Debates rage on in newsgroups how much advantage SCSI hard drives have over their ATA counterparts and whether or not they are worth the extra money for the "average" user. There is no denying that the average 4.5GB SCSI hard drive seems to cost more than twice what a 4.5GB ATA drive does. SCSI drives usually have better specs than ATA drives such as higher rotation speeds, lower seek times, larger buffers. It often seems that benchmarks, including Ziff Davis' Winbench 98, do not show a large difference in performance between SCSI and ATA drives. Even the best benchmarks often seem to miss key performance-feel issues though. Here at Storage Review, we feel that the benchmark figures provided for SCSI and ATA drives are quite useful in comparing drives within the respective classes. Directly comparing figures of a SCSI drive to an ATA device is less concrete. Do so with caution.

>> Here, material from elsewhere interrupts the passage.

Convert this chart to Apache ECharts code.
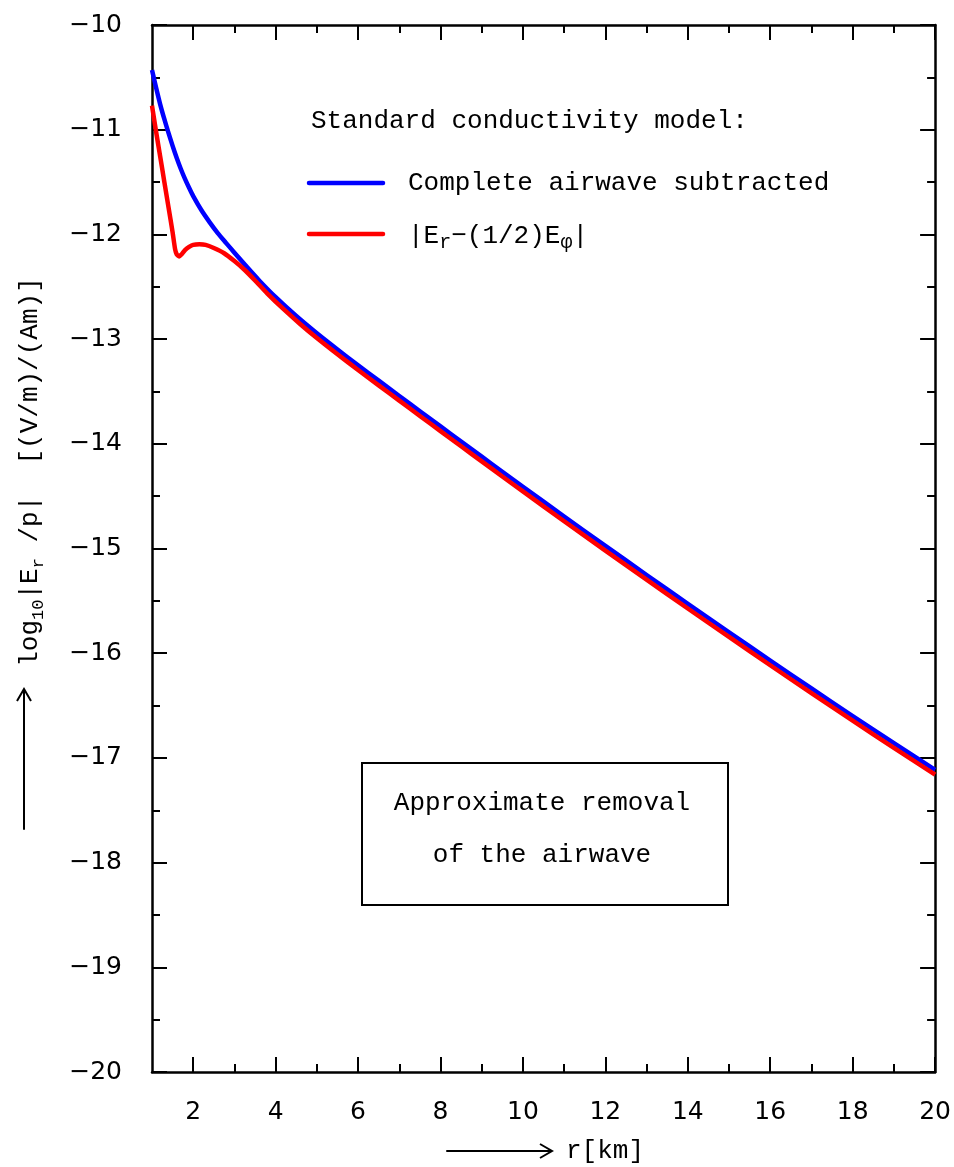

For this test, we used an ABIT LX6 motherboard (v1.1, bios v C7Q), a 266 MHz Intel Pentium II processor, a 64MB 10ns SDRAM DIMM, and a Matrox Millennium II PCI 4MB (bios v1.2, PowerDesk v3.80). The SCSI controller was the Adaptec AHA-2940U2W. Read caching and write caching were enabled on all tested drives. The boot drive (Seagate Hawk 4XL ST34555) contained Windows 95 OSR 2.1 patched with Intel's 82371xB INF Update. The tests were run at 1024x768 with 24 bit color at 85 Hz using small fonts. Here is a link to the test bed information. All drives were formatted with Fat 32 to the largest possible drive size. ZDBop's Startup Manager was used to prevent loading of background applications. ZDBop's WinBench 98 v1.0's Disk Test Suites were run on all test drives. These test results represent the average of five runs.